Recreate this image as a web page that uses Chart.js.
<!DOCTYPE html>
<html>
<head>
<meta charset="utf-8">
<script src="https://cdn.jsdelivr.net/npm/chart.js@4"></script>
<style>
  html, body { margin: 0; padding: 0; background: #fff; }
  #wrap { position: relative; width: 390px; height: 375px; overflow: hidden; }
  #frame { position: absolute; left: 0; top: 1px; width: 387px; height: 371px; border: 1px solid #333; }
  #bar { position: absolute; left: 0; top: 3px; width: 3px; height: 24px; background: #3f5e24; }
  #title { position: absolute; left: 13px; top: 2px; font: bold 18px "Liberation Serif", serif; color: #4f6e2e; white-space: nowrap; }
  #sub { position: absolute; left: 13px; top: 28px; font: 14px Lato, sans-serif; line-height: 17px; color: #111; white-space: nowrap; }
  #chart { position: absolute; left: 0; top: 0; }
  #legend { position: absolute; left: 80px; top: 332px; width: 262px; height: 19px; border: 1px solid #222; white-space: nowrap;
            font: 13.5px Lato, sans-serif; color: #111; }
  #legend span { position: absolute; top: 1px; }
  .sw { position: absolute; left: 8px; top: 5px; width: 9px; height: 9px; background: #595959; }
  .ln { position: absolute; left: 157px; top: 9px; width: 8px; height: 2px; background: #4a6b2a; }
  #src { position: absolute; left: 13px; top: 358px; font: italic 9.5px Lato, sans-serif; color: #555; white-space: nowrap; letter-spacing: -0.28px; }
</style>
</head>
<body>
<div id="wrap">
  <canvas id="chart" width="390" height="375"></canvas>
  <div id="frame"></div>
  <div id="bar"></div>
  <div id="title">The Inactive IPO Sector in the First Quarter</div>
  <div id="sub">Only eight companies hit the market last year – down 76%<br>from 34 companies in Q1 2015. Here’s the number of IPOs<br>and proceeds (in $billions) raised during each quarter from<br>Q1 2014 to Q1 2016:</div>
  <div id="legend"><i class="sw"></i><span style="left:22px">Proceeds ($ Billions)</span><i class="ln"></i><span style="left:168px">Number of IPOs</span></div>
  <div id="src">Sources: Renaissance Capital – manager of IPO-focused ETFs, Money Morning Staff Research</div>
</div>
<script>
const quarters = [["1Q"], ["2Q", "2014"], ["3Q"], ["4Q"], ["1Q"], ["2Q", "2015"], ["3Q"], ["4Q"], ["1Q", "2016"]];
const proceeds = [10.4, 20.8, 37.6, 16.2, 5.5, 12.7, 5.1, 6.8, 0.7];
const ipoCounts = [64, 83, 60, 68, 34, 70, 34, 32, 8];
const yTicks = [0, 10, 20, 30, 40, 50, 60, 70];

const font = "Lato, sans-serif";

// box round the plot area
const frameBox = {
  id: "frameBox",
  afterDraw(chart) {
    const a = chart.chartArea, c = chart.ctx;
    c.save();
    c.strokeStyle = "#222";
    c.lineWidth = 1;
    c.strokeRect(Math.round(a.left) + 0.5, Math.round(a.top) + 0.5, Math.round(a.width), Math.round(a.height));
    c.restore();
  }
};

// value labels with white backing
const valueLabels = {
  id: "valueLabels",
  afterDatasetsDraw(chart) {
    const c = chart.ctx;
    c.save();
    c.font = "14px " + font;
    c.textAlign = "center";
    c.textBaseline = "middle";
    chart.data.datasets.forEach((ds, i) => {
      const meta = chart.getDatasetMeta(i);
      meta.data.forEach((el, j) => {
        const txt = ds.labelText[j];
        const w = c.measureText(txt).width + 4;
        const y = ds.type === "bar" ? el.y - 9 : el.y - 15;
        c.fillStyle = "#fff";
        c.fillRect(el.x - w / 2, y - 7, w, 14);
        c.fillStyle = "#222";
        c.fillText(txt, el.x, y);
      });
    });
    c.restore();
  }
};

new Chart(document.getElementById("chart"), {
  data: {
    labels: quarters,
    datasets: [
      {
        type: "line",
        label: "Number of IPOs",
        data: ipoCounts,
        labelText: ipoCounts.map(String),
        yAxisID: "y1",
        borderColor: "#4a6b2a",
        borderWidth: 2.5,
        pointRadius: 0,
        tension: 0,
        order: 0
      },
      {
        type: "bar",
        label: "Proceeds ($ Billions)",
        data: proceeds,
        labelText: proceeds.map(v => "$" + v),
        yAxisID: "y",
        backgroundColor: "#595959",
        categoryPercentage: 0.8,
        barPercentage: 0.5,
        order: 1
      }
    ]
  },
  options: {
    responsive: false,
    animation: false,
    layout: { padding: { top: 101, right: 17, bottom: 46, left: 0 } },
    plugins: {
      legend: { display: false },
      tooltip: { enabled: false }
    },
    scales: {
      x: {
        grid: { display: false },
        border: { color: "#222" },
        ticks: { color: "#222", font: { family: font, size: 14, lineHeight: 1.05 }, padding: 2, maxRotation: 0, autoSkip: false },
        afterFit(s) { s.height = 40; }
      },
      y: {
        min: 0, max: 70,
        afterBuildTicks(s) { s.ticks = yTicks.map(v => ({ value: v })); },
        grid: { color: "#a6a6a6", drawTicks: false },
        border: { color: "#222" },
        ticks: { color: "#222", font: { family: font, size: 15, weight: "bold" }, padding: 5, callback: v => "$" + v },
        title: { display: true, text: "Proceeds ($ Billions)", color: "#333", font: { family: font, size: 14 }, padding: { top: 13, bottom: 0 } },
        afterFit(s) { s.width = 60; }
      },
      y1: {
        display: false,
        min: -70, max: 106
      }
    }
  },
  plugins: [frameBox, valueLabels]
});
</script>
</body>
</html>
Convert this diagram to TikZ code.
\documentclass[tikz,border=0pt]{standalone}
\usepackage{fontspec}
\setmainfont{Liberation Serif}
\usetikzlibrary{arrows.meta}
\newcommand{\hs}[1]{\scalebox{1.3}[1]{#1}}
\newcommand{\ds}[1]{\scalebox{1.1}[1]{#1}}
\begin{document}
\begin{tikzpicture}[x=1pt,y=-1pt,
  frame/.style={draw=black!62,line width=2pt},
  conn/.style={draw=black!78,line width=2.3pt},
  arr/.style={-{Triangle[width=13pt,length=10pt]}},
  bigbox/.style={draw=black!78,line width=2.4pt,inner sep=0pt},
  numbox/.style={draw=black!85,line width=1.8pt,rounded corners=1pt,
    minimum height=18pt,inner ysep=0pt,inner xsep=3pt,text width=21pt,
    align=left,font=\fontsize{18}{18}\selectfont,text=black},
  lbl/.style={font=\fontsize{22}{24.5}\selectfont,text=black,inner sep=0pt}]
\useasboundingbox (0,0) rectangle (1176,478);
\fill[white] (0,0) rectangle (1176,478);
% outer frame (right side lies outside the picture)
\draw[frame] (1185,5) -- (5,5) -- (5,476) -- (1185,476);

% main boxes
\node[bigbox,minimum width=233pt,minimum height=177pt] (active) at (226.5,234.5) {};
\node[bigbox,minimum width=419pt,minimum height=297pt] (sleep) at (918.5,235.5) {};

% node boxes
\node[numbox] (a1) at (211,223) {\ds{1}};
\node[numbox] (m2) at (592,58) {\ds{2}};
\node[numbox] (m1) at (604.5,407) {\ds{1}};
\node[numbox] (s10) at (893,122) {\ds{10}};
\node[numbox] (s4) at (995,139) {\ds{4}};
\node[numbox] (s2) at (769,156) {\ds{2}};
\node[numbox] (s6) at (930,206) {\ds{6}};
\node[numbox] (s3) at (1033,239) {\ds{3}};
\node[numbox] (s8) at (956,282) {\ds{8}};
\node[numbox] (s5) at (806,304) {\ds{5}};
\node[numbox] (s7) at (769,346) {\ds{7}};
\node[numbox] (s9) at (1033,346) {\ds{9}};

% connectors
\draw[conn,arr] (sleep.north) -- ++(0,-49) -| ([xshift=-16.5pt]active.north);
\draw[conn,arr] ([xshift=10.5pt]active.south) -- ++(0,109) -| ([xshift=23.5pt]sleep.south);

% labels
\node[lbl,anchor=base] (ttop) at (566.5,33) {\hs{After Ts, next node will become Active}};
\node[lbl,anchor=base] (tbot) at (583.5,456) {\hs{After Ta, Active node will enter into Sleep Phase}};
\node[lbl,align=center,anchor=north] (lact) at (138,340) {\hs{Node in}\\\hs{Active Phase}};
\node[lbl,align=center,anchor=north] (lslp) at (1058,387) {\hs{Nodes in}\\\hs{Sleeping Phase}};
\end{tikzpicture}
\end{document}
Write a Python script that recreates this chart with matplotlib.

= = = = = = =

Problem statement:
In the listing above, count each line that holds the string "this". Give the number only.

Response:
3